— STATED EXERCISE —
Write out the material again exactly, please, and omit the pictures.

— SUPPLIED DATA —
◇ ◇ ◇ ◇ ◇

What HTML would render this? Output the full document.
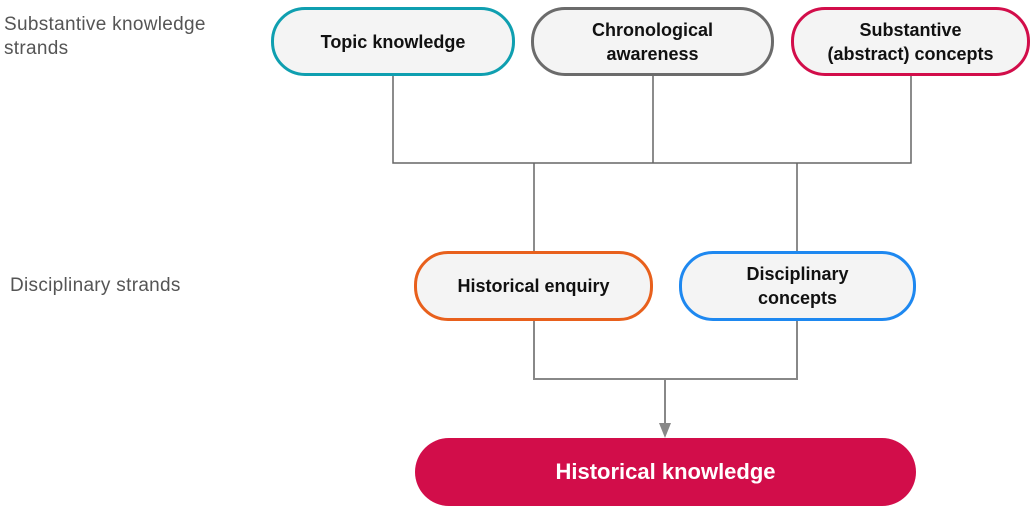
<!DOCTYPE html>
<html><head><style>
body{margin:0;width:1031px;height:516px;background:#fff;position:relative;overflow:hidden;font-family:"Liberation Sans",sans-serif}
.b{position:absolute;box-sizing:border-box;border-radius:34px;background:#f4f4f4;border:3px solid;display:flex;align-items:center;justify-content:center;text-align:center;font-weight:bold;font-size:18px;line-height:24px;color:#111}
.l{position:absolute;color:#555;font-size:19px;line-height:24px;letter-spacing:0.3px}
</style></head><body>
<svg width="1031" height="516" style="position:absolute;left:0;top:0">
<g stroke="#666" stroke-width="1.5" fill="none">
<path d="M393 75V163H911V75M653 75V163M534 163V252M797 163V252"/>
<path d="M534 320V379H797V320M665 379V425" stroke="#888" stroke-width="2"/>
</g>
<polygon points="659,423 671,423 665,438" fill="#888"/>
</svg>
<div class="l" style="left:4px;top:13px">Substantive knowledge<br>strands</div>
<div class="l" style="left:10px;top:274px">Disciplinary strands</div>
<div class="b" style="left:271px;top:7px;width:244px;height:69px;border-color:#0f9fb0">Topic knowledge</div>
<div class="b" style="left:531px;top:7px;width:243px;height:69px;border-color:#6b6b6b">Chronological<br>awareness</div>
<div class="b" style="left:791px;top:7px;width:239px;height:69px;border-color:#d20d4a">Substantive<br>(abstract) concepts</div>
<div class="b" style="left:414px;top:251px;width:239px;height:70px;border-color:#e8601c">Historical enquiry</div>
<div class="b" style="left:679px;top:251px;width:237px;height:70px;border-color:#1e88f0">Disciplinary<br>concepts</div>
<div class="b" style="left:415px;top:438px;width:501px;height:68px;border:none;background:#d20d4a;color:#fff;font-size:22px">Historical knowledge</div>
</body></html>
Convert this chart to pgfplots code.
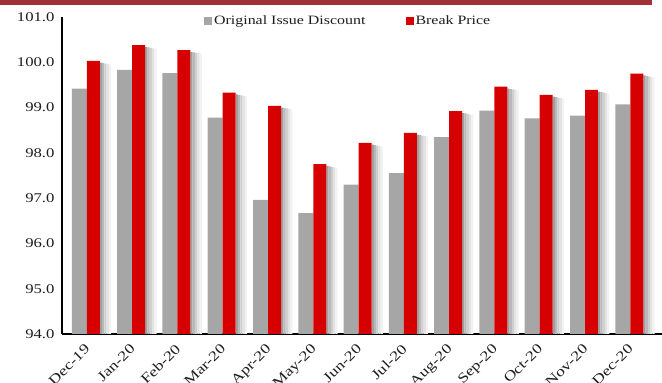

◇ ◇ ◇ ◇ ◇

— OUTPUT OF THE TASK —
What HTML would render this? Output the full document.
<!DOCTYPE html>
<html><head><style>
body{margin:0;width:1031px;height:516px;background:#fff;position:relative;overflow:hidden;font-family:"Liberation Sans",sans-serif}
.b{position:absolute;box-sizing:border-box;border-radius:34px;background:#f4f4f4;border:3px solid;display:flex;align-items:center;justify-content:center;text-align:center;font-weight:bold;font-size:18px;line-height:24px;color:#111}
.l{position:absolute;color:#555;font-size:19px;line-height:24px;letter-spacing:0.3px}
</style></head><body>
<svg width="1031" height="516" style="position:absolute;left:0;top:0">
<g stroke="#666" stroke-width="1.5" fill="none">
<path d="M393 75V163H911V75M653 75V163M534 163V252M797 163V252"/>
<path d="M534 320V379H797V320M665 379V425" stroke="#888" stroke-width="2"/>
</g>
<polygon points="659,423 671,423 665,438" fill="#888"/>
</svg>
<div class="l" style="left:4px;top:13px">Substantive knowledge<br>strands</div>
<div class="l" style="left:10px;top:274px">Disciplinary strands</div>
<div class="b" style="left:271px;top:7px;width:244px;height:69px;border-color:#0f9fb0">Topic knowledge</div>
<div class="b" style="left:531px;top:7px;width:243px;height:69px;border-color:#6b6b6b">Chronological<br>awareness</div>
<div class="b" style="left:791px;top:7px;width:239px;height:69px;border-color:#d20d4a">Substantive<br>(abstract) concepts</div>
<div class="b" style="left:414px;top:251px;width:239px;height:70px;border-color:#e8601c">Historical enquiry</div>
<div class="b" style="left:679px;top:251px;width:237px;height:70px;border-color:#1e88f0">Disciplinary<br>concepts</div>
<div class="b" style="left:415px;top:438px;width:501px;height:68px;border:none;background:#d20d4a;color:#fff;font-size:22px">Historical knowledge</div>
</body></html>
Convert this chart to pgfplots code.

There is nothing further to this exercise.